Las últimas semanas hemos sido testigos de una tragicomedia de equivocaciones, limítrofe con el absurdo. Nos hemos enterado, por ejemplo, que la inteligencia policial en una zona de crisis, en donde se han cometido delitos gravísimos, dependía en gran medida de los ingenios de un civil sin certificación alguna en el ámbito de la inteligencia policial, reclutado a la diabla, que aseguraba haber creado un software durante un fin de semana de ocio. Gracias a ese invento -del que existen serias dudas de su real existencia- habría capturado una conversación en un chat telefónico que según la últimas evidencias habría sido cocinada y plantada para perjudicar a los imputados de la Operación Huracán. El supuesto experto cambia de versión como quien cambia de camisa y se da el lujo de difundir su charlatanería por televisión en horario de alta audiencia. Los ingenieros del área, de manera unánime, lo han desmentido en su verso informático para las masas, pero por alguna extraña razón se le sigue dando crédito y espacio sin que siquiera responda las preguntas de los especialistas.
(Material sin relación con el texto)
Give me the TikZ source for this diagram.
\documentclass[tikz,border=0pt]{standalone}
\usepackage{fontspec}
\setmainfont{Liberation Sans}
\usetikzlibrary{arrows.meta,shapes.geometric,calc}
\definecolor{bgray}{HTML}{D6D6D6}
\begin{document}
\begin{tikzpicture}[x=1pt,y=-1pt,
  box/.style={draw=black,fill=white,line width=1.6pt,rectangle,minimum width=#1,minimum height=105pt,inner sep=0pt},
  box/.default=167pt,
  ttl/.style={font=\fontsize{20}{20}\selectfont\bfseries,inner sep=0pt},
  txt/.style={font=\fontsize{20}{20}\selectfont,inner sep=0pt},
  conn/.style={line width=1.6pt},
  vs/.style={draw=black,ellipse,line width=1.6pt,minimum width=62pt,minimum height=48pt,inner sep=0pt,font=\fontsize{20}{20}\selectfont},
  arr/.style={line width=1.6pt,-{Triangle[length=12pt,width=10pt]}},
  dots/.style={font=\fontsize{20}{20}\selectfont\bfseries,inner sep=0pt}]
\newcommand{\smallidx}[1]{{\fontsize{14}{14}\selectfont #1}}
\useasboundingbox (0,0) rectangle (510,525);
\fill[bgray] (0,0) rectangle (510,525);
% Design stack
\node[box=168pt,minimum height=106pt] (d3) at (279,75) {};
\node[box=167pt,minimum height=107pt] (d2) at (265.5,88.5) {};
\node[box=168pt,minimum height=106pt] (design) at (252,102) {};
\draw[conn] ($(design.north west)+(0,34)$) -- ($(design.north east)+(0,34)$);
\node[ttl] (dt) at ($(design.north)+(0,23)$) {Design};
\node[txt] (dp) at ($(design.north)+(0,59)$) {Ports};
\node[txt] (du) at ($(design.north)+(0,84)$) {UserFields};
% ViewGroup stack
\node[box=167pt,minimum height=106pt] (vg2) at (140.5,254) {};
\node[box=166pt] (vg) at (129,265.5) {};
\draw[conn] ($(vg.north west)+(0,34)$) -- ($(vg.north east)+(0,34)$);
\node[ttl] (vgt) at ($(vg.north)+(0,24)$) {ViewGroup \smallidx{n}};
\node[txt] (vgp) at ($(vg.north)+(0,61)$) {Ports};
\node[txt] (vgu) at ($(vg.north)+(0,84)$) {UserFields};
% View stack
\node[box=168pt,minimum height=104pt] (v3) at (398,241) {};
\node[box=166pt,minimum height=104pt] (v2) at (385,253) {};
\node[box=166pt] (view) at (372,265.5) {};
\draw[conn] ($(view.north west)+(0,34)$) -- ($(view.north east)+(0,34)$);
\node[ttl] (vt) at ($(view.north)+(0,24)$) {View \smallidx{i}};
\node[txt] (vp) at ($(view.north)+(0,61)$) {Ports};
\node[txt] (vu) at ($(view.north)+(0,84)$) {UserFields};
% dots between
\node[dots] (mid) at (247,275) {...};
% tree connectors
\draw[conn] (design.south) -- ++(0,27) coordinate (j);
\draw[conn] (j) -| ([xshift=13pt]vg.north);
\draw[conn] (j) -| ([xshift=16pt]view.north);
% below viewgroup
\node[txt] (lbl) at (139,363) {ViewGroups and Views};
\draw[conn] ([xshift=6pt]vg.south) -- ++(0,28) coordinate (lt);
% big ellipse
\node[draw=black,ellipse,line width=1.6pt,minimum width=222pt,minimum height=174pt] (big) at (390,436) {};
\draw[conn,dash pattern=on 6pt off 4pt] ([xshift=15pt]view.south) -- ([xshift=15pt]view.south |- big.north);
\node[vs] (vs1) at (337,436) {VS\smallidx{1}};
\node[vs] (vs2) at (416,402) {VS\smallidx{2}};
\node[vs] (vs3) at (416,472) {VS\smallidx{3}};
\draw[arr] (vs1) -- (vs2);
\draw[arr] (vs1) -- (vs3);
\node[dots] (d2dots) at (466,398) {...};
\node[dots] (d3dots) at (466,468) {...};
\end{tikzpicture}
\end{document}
Frente a este penoso cuadro, las autoridades de gobierno han reaccionado como quien se despierta de una larga siesta con los sentidos aturdidos y la voluntad apaleada por la tozudez; en lugar de tomar decisiones han insistido en educarnos en las bondades de cultivar la paciencia: hay que esperar que surja "la verdad judicial" y "la verdad administrativa". Eso es lo que le han dicho a la opinión pública, que hasta ahora sólo busca y se merece conocer "la verdad" a secas.

El último mes del gobierno de Michelle Bachelet quedará marcado no sólo por el fracaso en su política sobre la crisis de La Araucanía, sino también por una gestión que nos exigió confiar en el criterio policial, recortó nuestros derechos civiles otorgándole más poder a una institución que acabó haciéndolo todo para desprestigiarse a sí misma. Un proceso acelerado de descrédito que contó con el apoyo férreo de unas autoridades civiles aparentemente progresistas y decididamente indolentes.